Techniker für Regierungsbildung
Dieses Nein trug ihm umgehend äußerst harsche Reaktionen der Lega und des M5S ein. Di Maio äußerte sich empört darüber, dass man in Italien als Vorbestrafter Minister werden könne, nicht aber , „wenn du den Euro kritisiert hast“, und legte nach: „Dann sagen wir es doch klar, dass es unnütz ist, wählen zu gehen, die Regierungen werden von den Ratingagenturen, von den Bank- und Finanzlobbies entschieden“. Auf einer M5S-Kundgebung ging er noch einen Schritt weiter und forderte, das Parlament solle ein Impeachment-Verfahren gegen Mattarella einleiten, auch um „Reaktionen der Bevölkerung zu vermeiden“. Er selbst habe sich loyal zur Verfassung verhalten, „nicht ich habe sie heute Abend verraten“, fügte er in offener Anspielung auf den Staatschef hinzu.
Drohende Töne ließ auch Lega-Chef Salvini vernehmen, der zwar nicht von Impeachment redete, aber sagte, „morgen wollen wir ein Datum für die Neuwahlen, sonst kommen wir nach Rom“, und damit unverhohlen Straßenproteste ankündigte. Was für ein Wahlkampf dann auf Italien zukäme, lässt sich sich schon jetzt absehen. Während in der letzten Wahlkampagne das Thema Europa keinerlei Rolle spielte, dürfte es in der nächsten Runde zentral werden, zusammen mit dem Frontalangriff der beiden Antisystemparteien auf den Staatspräsidenten, der in ihren Augen die Wähler um eine von ihnen mehrheitlich getragene Regierung betrogen hat.

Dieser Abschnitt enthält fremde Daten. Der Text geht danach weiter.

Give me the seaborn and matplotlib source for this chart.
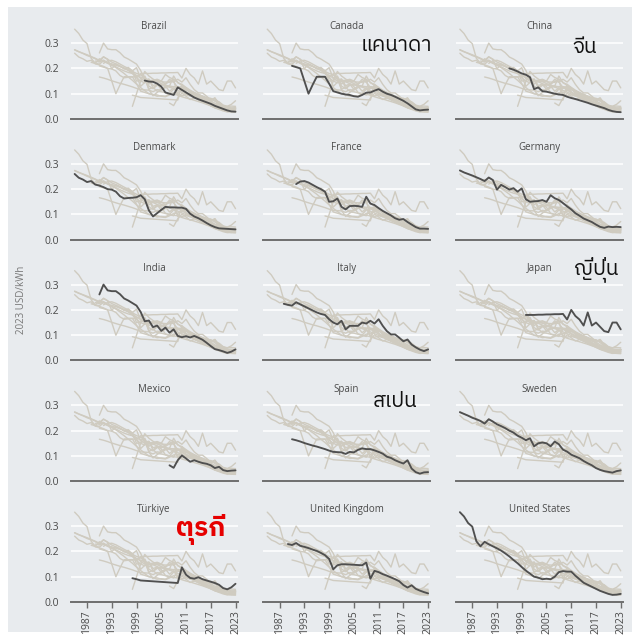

Zunächst einmal aber will Mattarella am Montag einem Techniker den Auftrag zur Regierungsbildung erteilen, dem früheren IWF-Direktor und früheren Regierungskommissar für Einsparungen im Staatshaushalt Carlo Cottarelli. Ihm dürfte es kaum gelingen, eine Mehrheit im Parlament zu finden, damit bliebe ihm die Aufgabe, das Land zu Neuwahlen im September oder Oktober zu führen. Davon verspricht sich vor allem die Lega viel. Sie konnte in den letzten Wochen in den Meinungsumfragen auf bis zu 25 Prozent zulegen, und mit einiger Sicherheit hätten die Anti-Establishment-Parteien auch im neuen Parlament wieder eine Mehrheit.